'We must be ready for the possibility of war with Iran in 10 - 15 years'

Once it receives approval, the Gideon plan will aim to transform the IDF and place war readiness at the heart of everything.

IDF chief of staff Gadi Eisenkot (R), Defense Minister Moshe Ya'alon, and Prime Minister Benjamin Netanyahu (photo credit: GPO)
IDF chief of staff Gadi Eisenkot (R), Defense Minister Moshe Ya'alon, and Prime Minister Benjamin Netanyahu
(photo credit: GPO)
The IDF must prepare for the possibility of a direct confrontation with Iran in 10 to 15 years, after the nuclear deal with the West expires, or another conflict much sooner with Hamas in Gaza, a senior source in the IDF’s Planning Directorate said on Wednesday.
The Gideon multi-year working plan (named for an earlier campaign by the Prophet Gideon in the Book of Judges), as approved by IDF Chief of Staff Lt.-Gen. Gadi Eisenkot, seeks to place war readiness and training at the heart of the IDF’s activities, as well as ensuring a sufficient supply of ammunition, fuel, and preparations for a range of potential conflicts.
The process has been aided by the fact that the IDF no longer has to plan for engaging Iran’s nuclear program in the immediate future.
The source stressed, however, that the IDF’s military force buildup would from now on be based on “capabilities, not on one specific scenario,” or a specific threat, an approach better suited to the unpredictable region surrounding Israel.
The Gideon plan seeks to ensure that “people [running the IDF] won’t say, in 10 years, that the military has wasted its time,” the source said.
The blueprint’s parameters show how senior IDF commanders, though busy coping with Palestinian terrorism on a daily basis, are thinking ahead and assessing longer-term regional threats.
They address threats posed by the growth of hybrid terrorist- guerrilla forces on Israel’s borders, the collapse of several regional states, the arms race raging among Middle Eastern countries that have thus far survived the latest chaos of uprisings in the region, and the growth of precision-guided firepower in Hezbollah’s weapons stockpiles, which underline the vulnerability of Israeli strategic sites.
Iran’s military industries are set to grow dramatically in the coming decade with the lifting of economic sanctions, and some weapons that roll off Iranian mass production lines will find their way to Tehran’s proxies in the region, particularly, Hezbollah, the source said.
Civil nuclear power programs have meanwhile also been launched in neighboring Arab countries, pointing to a potential Arab nuclear arms race with Iran in the future.
“Our strategic depth is shrinking,” said the source.
The Gideon plan, which awaits cabinet approval in the coming weeks, would institute a set of far-reaching reforms in the IDF, aimed at making it more efficient, flexible, and adaptable to emerging threats.
Budgetary fluctuations in the IDF taking place due to a vacuum left by the absence of a long-term work plan have been destructive and were a motive behind the creation of the Gideon plan, the source said.
The plan’s central aim is to prioritize the goal of war readiness and training, at the expense of future acquisitions.

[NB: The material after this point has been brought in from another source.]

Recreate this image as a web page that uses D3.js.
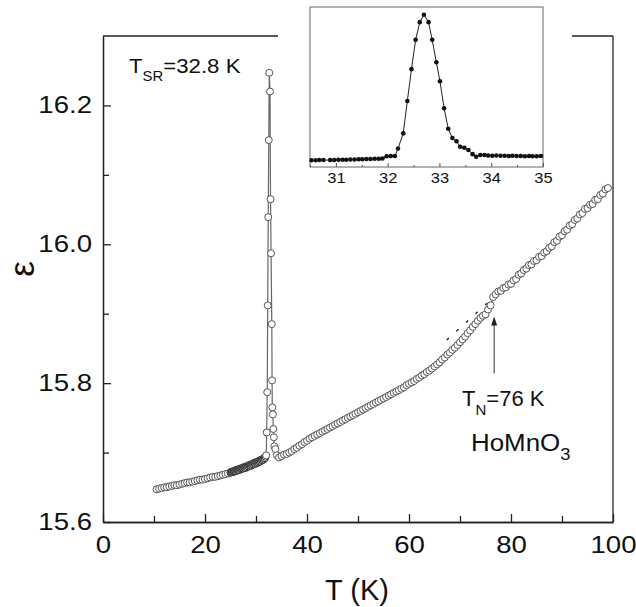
<!DOCTYPE html>
<html><head><meta charset="utf-8">
<script src="https://cdn.jsdelivr.net/npm/d3@7"></script>
<style>body{margin:0;background:#fff}svg{display:block}</style>
</head><body>
<svg id="c" width="636" height="607"></svg>
<script>
// ---- data ----
const lowT = [10.5,11,11.5,12,12.5,13,13.5,14,14.5,15,15.5,16,16.5,17,17.5,18,18.5,19,19.5,20,20.5,21,21.5,22,22.5,23,23.5,24,24.5,25,
  25.25,25.5,25.75,26,26.25,26.5,26.75,27,27.25,27.5,27.75,28,28.25,28.5,28.75,29,29.25,29.5,29.75,30,30.25,30.5,30.75,31,31.25,31.5,31.75];
const lowEps = [15.647,15.648,15.649,15.650,15.650,15.651,15.652,15.653,15.653,15.654,15.655,15.656,15.657,15.657,15.658,15.659,15.660,15.661,15.661,15.662,15.663,15.664,15.665,15.665,15.666,15.667,15.668,15.669,15.670,15.671,
  15.672,15.672,15.673,15.673,15.674,15.675,15.675,15.676,15.677,15.677,15.678,15.678,15.679,15.680,15.681,15.681,15.682,15.683,15.684,15.684,15.685,15.686,15.687,15.688,15.689,15.690,15.692];
const lowT2 = [25.125,25.375,25.625,25.875,26.125,26.375,26.625,26.875,27.125,27.375,27.625,27.875,28.125,28.375,28.625,28.875,29.125,29.375,29.625,29.875,30.125,30.375,30.625,30.875,31.125,31.375,31.625,31.875];
const lowEps2 = [15.672,15.673,15.673,15.674,15.675,15.675,15.676,15.677,15.677,15.678,15.679,15.679,15.680,15.681,15.682,15.682,15.683,15.684,15.685,15.686,15.686,15.687,15.688,15.689,15.690,15.691,15.692,15.694];
const peakT = [32.0,32.1,32.2,32.3,32.4,32.5,32.6,32.75,32.85,32.95,33.1,33.15,33.2,33.3,33.4,33.5,33.6,33.8,34.1,34.5];
const peakEps = [15.696,15.729,15.787,15.912,16.039,16.150,16.247,16.220,16.065,15.987,15.885,15.804,15.765,15.755,15.734,15.722,15.709,15.705,15.696,15.693];
const highT = [35,36,37,38,39,40,41,42,43,44,45,46,47,48,49,50,51,52,53,54,55,56,57,58,59,60,61,62,63,64,65,66,67,68,69,70,71,72,73,74,75,76,76.5,77,78,79,80,81,82,83,84,85,86,87,88,89,90,91,92,93,94,95,96,97,98,99];
const highEps = [15.695,15.698,15.702,15.707,15.712,15.717,15.722,15.726,15.730,15.734,15.738,15.742,15.746,15.750,15.754,15.758,15.762,15.766,15.770,15.774,15.778,15.782,15.786,15.790,15.794,15.799,15.803,15.808,15.813,15.818,15.824,15.830,15.837,15.844,15.851,15.859,15.867,15.876,15.885,15.894,15.899,15.912,15.924,15.928,15.933,15.938,15.943,15.950,15.958,15.965,15.971,15.977,15.983,15.990,15.997,16.005,16.013,16.021,16.029,16.037,16.045,16.052,16.058,16.065,16.073,16.081];
const highT2 = [35.5,36.5,37.5,38.5,39.5,40.5,41.5,42.5,43.5,44.5,45.5,46.5,47.5,48.5,49.5,50.5,51.5,52.5,53.5,54.5,55.5,56.5,57.5,58.5,59.5,60.5,61.5,62.5,63.5,64.5,65.5,66.5,67.5,68.5,69.5,70.5,71.5,72.5,73.5,74.5,75.5,77.5,78.5,79.5,80.5,81.5,82.5,83.5,84.5,85.5,86.5,87.5,88.5,89.5,90.5,91.5,92.5,93.5,94.5,95.5,96.5,97.5,98.5];
const highEps2 = [15.697,15.700,15.705,15.710,15.715,15.720,15.724,15.728,15.732,15.736,15.740,15.744,15.748,15.752,15.756,15.760,15.764,15.768,15.772,15.776,15.780,15.784,15.788,15.792,15.797,15.801,15.806,15.811,15.816,15.821,15.827,15.834,15.841,15.848,15.855,15.863,15.872,15.881,15.890,15.897,15.906,15.932,15.937,15.942,15.948,15.956,15.963,15.970,15.976,15.982,15.988,15.995,16.003,16.011,16.019,16.027,16.035,16.043,16.051,16.057,16.064,16.071,16.079];
const insetT = [30.53,30.61,30.68,30.76,30.89,30.97,31.05,31.13,31.20,31.28,31.36,31.44,31.51,31.59,31.67,31.75,31.83,31.90,31.98,32.06,32.14,
  32.20,32.30,32.38,32.46,32.54,32.62,32.70,32.79,32.86,32.94,33.01,33.09,33.17,33.25,33.33,33.40,33.48,33.56,33.64,33.71,
  33.79,33.87,33.94,34.02,34.10,34.18,34.26,34.34,34.41,34.49,34.57,34.65,34.73,34.80,34.88,34.96];
const insetEps = [15.684,15.684,15.685,15.685,15.685,15.685,15.686,15.686,15.686,15.687,15.687,15.688,15.688,15.689,15.689,15.690,15.690,15.691,15.700,15.701,15.701,
  15.730,15.789,15.915,16.039,16.153,16.222,16.251,16.222,16.153,16.066,15.992,15.887,15.807,15.771,15.758,15.737,15.733,15.724,15.708,15.698,
  15.705,15.705,15.703,15.702,15.703,15.702,15.702,15.701,15.702,15.701,15.701,15.700,15.701,15.700,15.700,15.701];
const xTicks = [0,20,40,60,80,100];
const xMinor = [10,30,50,70,90];
const yTicks = [15.6,15.8,16.0,16.2];
const yMinor = [15.7,15.9,16.1];
const insetTicks = [31,32,33,34,35];
const insetMinor = [30.5,31.5,32.5,33.5,34.5];
const dashT = [67.4,75.3], dashEps = [15.862,15.915];
const arrowT = 76.7, arrowEps = [15.814,15.896];

// ---- drawing ----
const svg = d3.select("#c");
const FONT = "Liberation Sans, Arial, Helvetica, sans-serif";
const x = d3.scaleLinear().domain([0,100]).range([103,613]);
const y = d3.scaleLinear().domain([15.6,16.3]).range([522,36]);

// frame top/right
svg.append("line").attr("x1",103).attr("x2",613).attr("y1",36).attr("y2",36).attr("stroke","#222").attr("stroke-width",1.3);
svg.append("line").attr("x1",613).attr("x2",613).attr("y1",36).attr("y2",522).attr("stroke","#222").attr("stroke-width",1.3);

// axes
const gx = svg.append("g").attr("transform","translate(0,522)")
  .call(d3.axisBottom(x).tickValues(xTicks).tickFormat(d3.format("d")).tickSizeInner(-8).tickSizeOuter(0).tickPadding(15));
const gxm = svg.append("g").attr("transform","translate(0,522)")
  .call(d3.axisBottom(x).tickValues(xMinor).tickFormat("").tickSizeInner(-6).tickSizeOuter(0));
const gy = svg.append("g").attr("transform","translate(103,0)")
  .call(d3.axisLeft(y).tickValues(yTicks).tickFormat(d3.format(".1f")).tickSizeInner(-8).tickSizeOuter(0).tickPadding(11));
const gym = svg.append("g").attr("transform","translate(103,0)")
  .call(d3.axisLeft(y).tickValues(yMinor).tickFormat("").tickSizeInner(-6).tickSizeOuter(0));
[gx,gxm,gy,gym].forEach(g=>{g.selectAll("path,line").attr("stroke","#222").attr("stroke-width",1.3);});
gx.selectAll("text").attr("font-family",FONT).attr("font-size",23).attr("fill","#111").attr("transform","scale(1.2,1)");
gy.selectAll("text").attr("font-family",FONT).attr("font-size",23).attr("fill","#111").attr("x",0)
  .attr("transform","translate(-11,0) scale(1.2,1)");

// axis titles
svg.append("text").attr("x",357).attr("y",600).attr("text-anchor","middle").attr("font-family",FONT).attr("font-size",29).attr("fill","#111").text("T (K)");
svg.append("text").attr("transform","translate(34,269) rotate(-90)").attr("text-anchor","middle").attr("font-family",FONT).attr("font-size",35).attr("fill","#111").text("ε");

// white mask behind inset
svg.append("rect").attr("x",278).attr("y",0).attr("width",294).attr("height",195).attr("fill","#fff");

// main data
const pts = [];
lowT.forEach((t,i)=>pts.push([t,lowEps[i]]));
peakT.forEach((t,i)=>pts.push([t,peakEps[i]]));
highT.forEach((t,i)=>pts.push([t,highEps[i]]));
const pts2 = [];
lowT2.forEach((t,i)=>pts2.push([t,lowEps2[i]]));
highT2.forEach((t,i)=>pts2.push([t,highEps2[i]]));
svg.append("path").datum(pts).attr("fill","none").attr("stroke","#666").attr("stroke-width",1.2)
  .attr("d",d3.line().x(d=>x(d[0])).y(d=>y(d[1])));
const allPts = pts.concat(pts2).sort((a,b)=>a[0]-b[0]);
svg.append("g").selectAll("circle").data(allPts).join("circle")
  .attr("cx",d=>x(d[0])).attr("cy",d=>y(d[1])).attr("r",3.5)
  .attr("fill","#fff").attr("stroke",d=>(d[0]>=25 && d[0]<32) ? "#2a2a2a" : "#555").attr("stroke-width",1);

// dashed extrapolation
svg.append("line").attr("x1",x(dashT[0])).attr("y1",y(dashEps[0])).attr("x2",x(dashT[1])).attr("y2",y(dashEps[1]))
  .attr("stroke","#222").attr("stroke-width",1.4).attr("stroke-dasharray","3,10");

// arrow
svg.append("line").attr("x1",x(arrowT)).attr("x2",x(arrowT)).attr("y1",y(arrowEps[0])).attr("y2",y(arrowEps[1])+6)
  .attr("stroke","#333").attr("stroke-width",1);
svg.append("path").attr("d",`M${x(arrowT)},${y(arrowEps[1])} l-3,9 l6,0 z`).attr("fill","#222");

// annotations
function label(px,py,sx,parts){
  const t = svg.append("text").attr("transform",`translate(${px},${py}) scale(${sx},1)`).attr("font-family",FONT).attr("fill","#111");
  parts.forEach(p=>t.append("tspan").attr("font-size",p[1]).attr("dy",p[2]).text(p[0]));
}
label(129,73,1.06,[["T",21,0],["SR",14,8],["=32.8 K",21,-8]]);
label(462,406,1.0,[["T",22,0],["N",15,9],["=76 K",22,-9]]);
label(471,451,1.08,[["HoMnO",24,0],["3",17,9]]);

// inset
const ix = d3.scaleLinear().domain([30.5,35]).range([310,543]);
const iy = d3.scaleLinear().domain([15.658,16.281]).range([167,7]);
svg.append("rect").attr("x",310).attr("y",7).attr("width",233).attr("height",160).attr("fill","#fff").attr("stroke","#666").attr("stroke-width",1);
const gi = svg.append("g").attr("transform","translate(0,167)")
  .call(d3.axisBottom(ix).tickValues(insetTicks).tickFormat(d3.format("d")).tickSizeInner(-4).tickSizeOuter(0).tickPadding(5));
const gim = svg.append("g").attr("transform","translate(0,167)")
  .call(d3.axisBottom(ix).tickValues(insetMinor).tickFormat("").tickSizeInner(-2).tickSizeOuter(0));
[gi,gim].forEach(g=>{g.selectAll("path").remove();g.selectAll("line").attr("stroke","#555");});
gi.selectAll("text").attr("font-family",FONT).attr("font-size",15).attr("fill","#111").attr("transform","scale(1.1,1)");
const ipts = insetT.map((t,i)=>[t,insetEps[i]]);
svg.append("path").datum(ipts).attr("fill","none").attr("stroke","#222").attr("stroke-width",1)
  .attr("d",d3.line().x(d=>ix(d[0])).y(d=>iy(d[1])));
svg.append("g").selectAll("circle").data(ipts).join("circle")
  .attr("cx",d=>ix(d[0])).attr("cy",d=>iy(d[1])).attr("r",2.3).attr("fill","#111");
</script>
</body></html>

This means keeping ammunition warehouses and spare parts full, and maintaining a full combat training program, the source said.
“Today, our ammunition stockpiles are better than they were before Operation Protective Edge [in 2014],” the source said.
“The Ground Forces Training Center [in Tzelim, in the Negev] has seen a crazy rate of training in 2015, and this will continue,” the source also said.
Additionally, the plan will seek to develop further inter-branch connectivity, promote the IDF command and control network that can connect a fighter jet pilot with a tank crew.
The plan calls for making structural changes to eliminate duplicate, wasteful activities, such as by merging the Ground Forces with the Technological and Logistics Branch.
The plan would shrink the General Staff by 11 percent, and 40,000 career officers would be let go by 2017.
The General Staff will distribute its budgetary control powers to the IDF’s three branches, allowing greater flexibility, the source said.
In 2016, the IDF will unveil its Cyber Defense Branch, which will be separated from Military Intelligence Unit 8200, and the Israel Air Force will begin receiving its first F-35A stealth fighter jet squadron.
The planning also calls for the Israel Navy to settle for five rather than six submarines.
The Home Front Command will shut its Jerusalem district, and two reserve artillery battalions, whose equipment is too old to maintain, will also be closed.
The plan also calls for reducing the size of the IDF Beduin tracking units after an investment of hundreds of millions of shekels in border sensor technology, pending cabinet approval of the Gideon plan.
“We are carrying out continuous, daily security missions – but we have to plan ahead,” the source said.